Mohan Singh of the socialist Samajwadi Party said good relations among parliamentarians from both countries have always been key to successful negotiations.

“Vision, ambition and goodwill between people from both sides decides [the quality of] India-Pakistan relations,” Singh told

“But the latest tension is uncalled for.”

Relations have taken another turn for the worse in the wake of the killing of two Indian soldiers by Pakistani troops on January 8, with one of the soldiers allegedly beheaded.

Pakistan has called for a probe of the incident by the United Nations Military Observer Group in India and Pakistan, a move that India has rejected.

“We are certainly not going to agree to internationalize the issue or allow the United Nations to hold an inquiry. That demand is obviously rejected out of hand,” said P. Chidambaram, federal finance minister, at a media press conference following a cabinet meeting this week.

Further damaging relations, reports emerged that Pakistani troops today violated the ceasefire across the Line of Control in Kashmir by allegedly opening fire on Indian outposts in the Poonch and Mendhar sectors. 

Recent events have dampened hope of a strengthening of bilateral trade following a new visa agreement inked in September last year and implemented in December, by which the previous trade volume of about US$2.5 billion was expected to increase two-fold within a year.

“The worst impact [of border tension] is trade and business,” said Vikramjit Singh Sahney, president of the Chamber of Commerce for the South Asian Association for Regional Cooperation.

Lawmaker S.K. Saidul Haque said last year’s visa agreement was “groundbreaking and replaced a four decade-old restrictive visa agreement.”

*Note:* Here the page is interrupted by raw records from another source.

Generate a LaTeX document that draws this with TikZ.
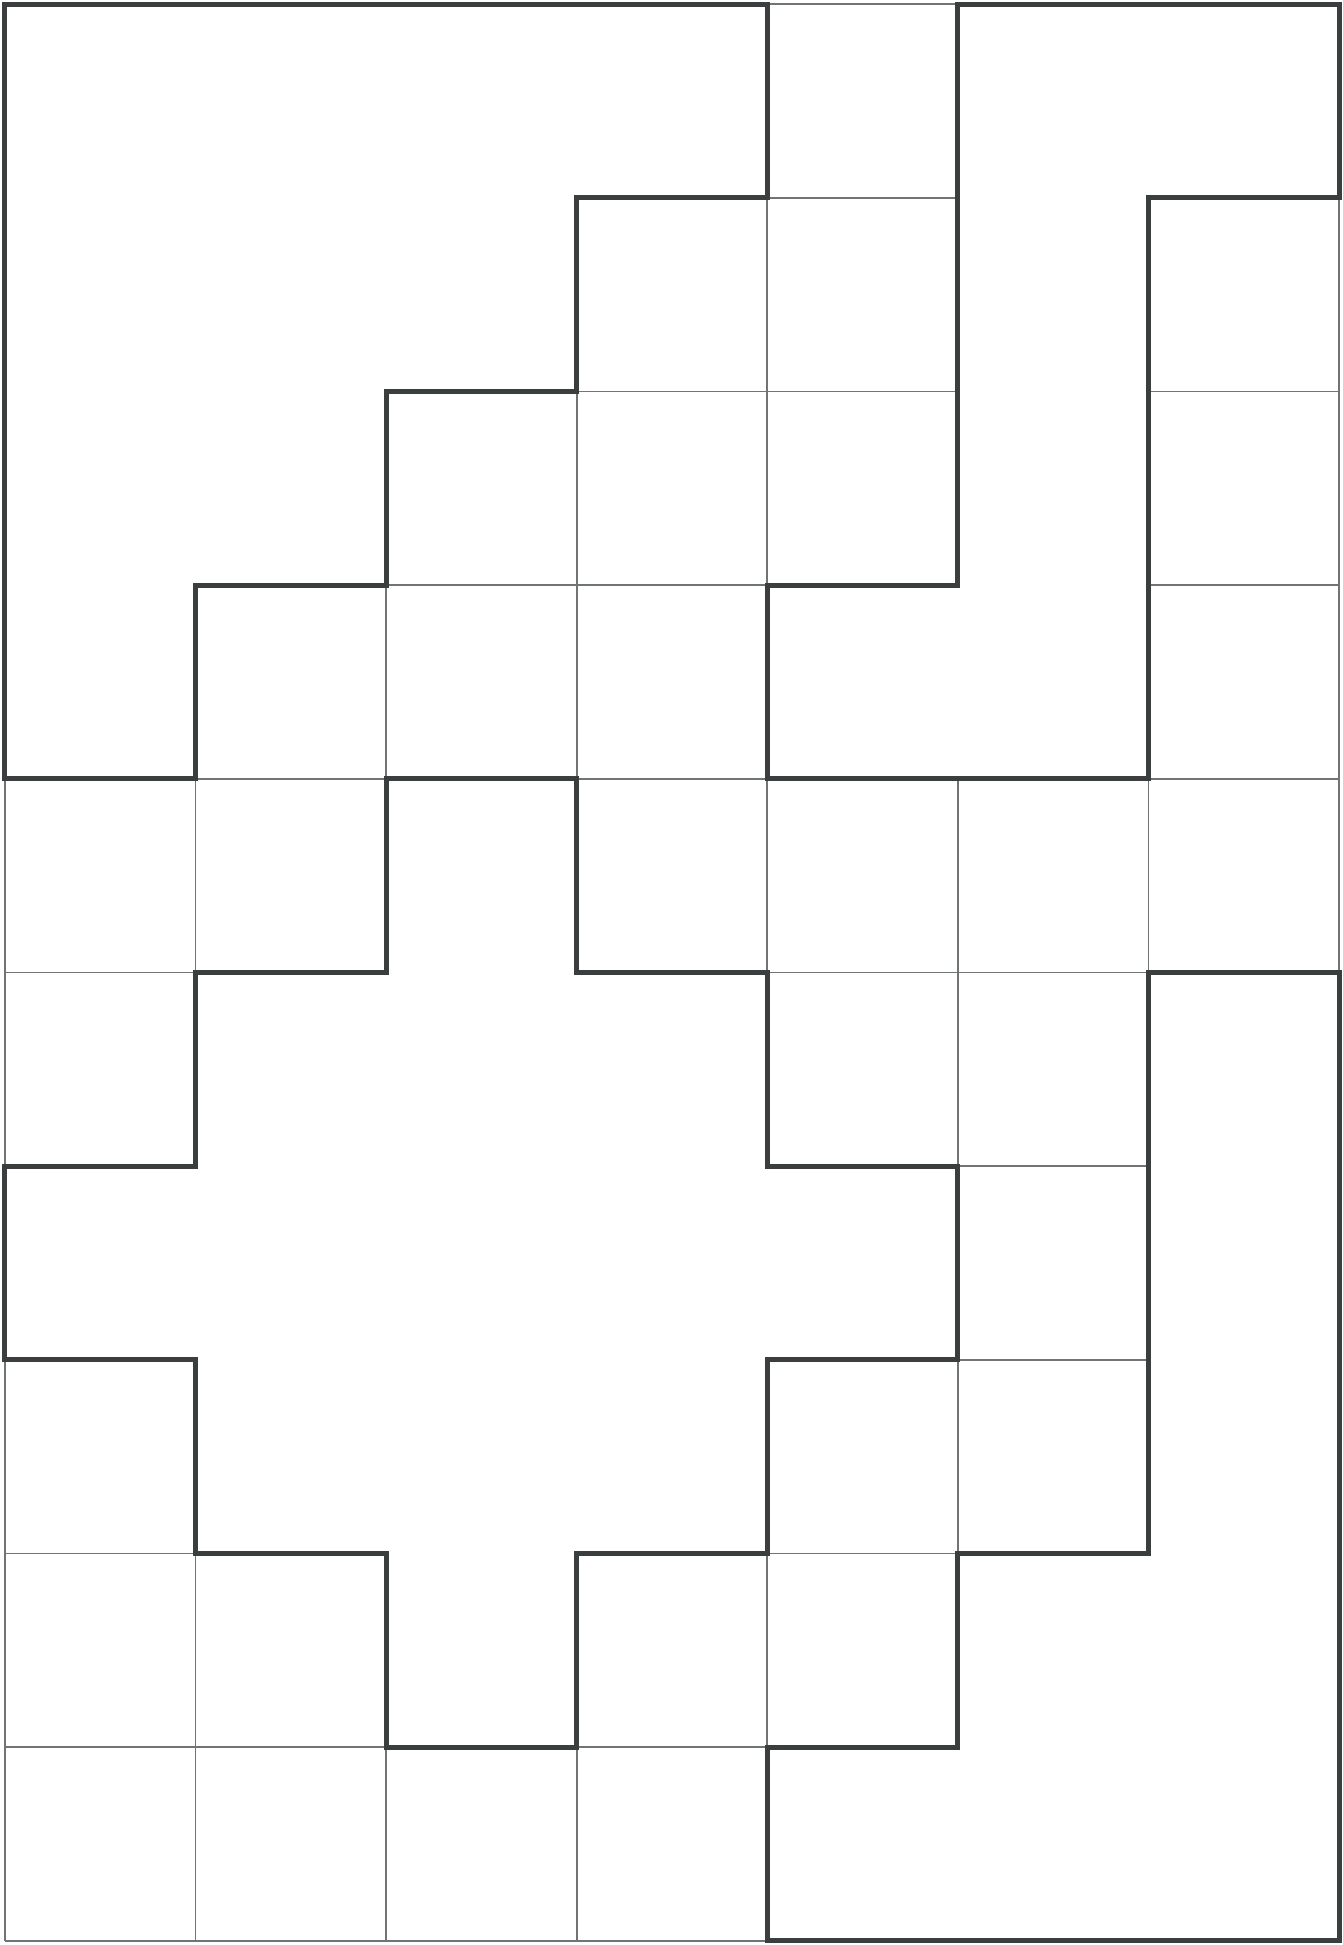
\documentclass[tikz,border=0pt]{standalone}
\usepackage{xcolor}
\usepackage{tikz}

\definecolor{inkgray}{HTML}{3A3E3E}
\definecolor{gridgray}{HTML}{707474}

\begin{document}
\begin{tikzpicture}[
  x=9.53cm, y=-9.685cm,
  cellline/.style={draw=gridgray, line width=2.4pt},
  region/.style={draw=inkgray, fill=white, line width=7pt, line join=miter},
]
\useasboundingbox[fill=white] (-0.026,-0.021) rectangle (7.016,10.021);
% thin grid
\foreach \i in {0,...,7}
  \draw[cellline] (\i,0) -- (\i,10);
\foreach \j in {0,...,10}
  \draw[cellline] (0,\j) -- (7,\j);
% top-left staircase
\draw[region] (0,0) -- (4,0) -- (4,1) -- (3,1) -- (3,2) -- (2,2) -- (2,3)
  -- (1,3) -- (1,4) -- (0,4) -- cycle;
% top-right L
\draw[region] (5,0) -- (7,0) -- (7,1) -- (6,1) -- (6,4) -- (4,4) -- (4,3)
  -- (5,3) -- cycle;
% central cross
\draw[region] (2,4) -- (3,4) -- (3,5) -- (4,5) -- (4,6) -- (5,6) -- (5,7)
  -- (4,7) -- (4,8) -- (3,8) -- (3,9) -- (2,9) -- (2,8) -- (1,8) -- (1,7)
  -- (0,7) -- (0,6) -- (1,6) -- (1,5) -- (2,5) -- cycle;
% bottom-right L
\draw[region] (6,5) -- (7,5) -- (7,10) -- (4,10) -- (4,9) -- (5,9) -- (5,8)
  -- (6,8) -- cycle;
\end{tikzpicture}
\end{document}
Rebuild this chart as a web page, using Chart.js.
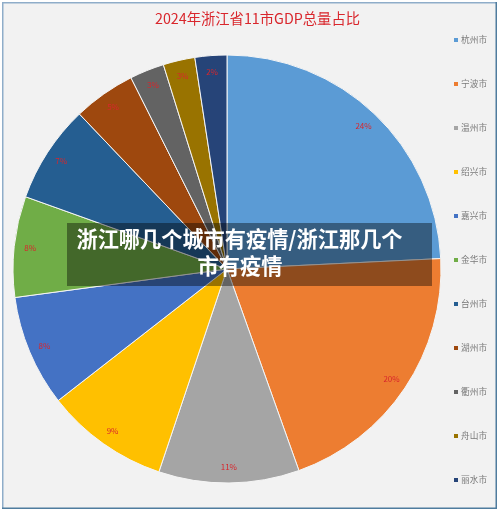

But Haque, who traveled to Pakistan last year as a member of a parliamentary delegation promoting peace, told that part of the new agreement aimed at enhancing person-to-person contact in addition to increasing trade. 

The agreement, signed by then Indian External Affairs Minister S.M. Krishna and Pakistani Interior Minister Rehman Malik, granted multiple-entry visas for business people and included provisions for tour groups traveling through registered agencies and extended visa lengths from 30 days to six months.

Some opposition lawmakers have criticized the Indian government for what they say is a weak response to recent violence.

Sushma Swaraj, the opposition leader in the parliament, said she has urged a tougher response to Line of Control violations in Kashmir, claiming there had been 72 such ceasefire violations last year.

“We have a very weak government in the country,” she said. 

But the government maintains that despite recent events, it remains sincere in its desire for peace talks and harmonious relations with Pakistan.

“We have to be careful that forces attempting to derail all the good work are not successful,” said Salman Khurshid, federal external affairs minister, who added that the mutilation of Indian soldiers in Kashmir was nonetheless “barbaric”.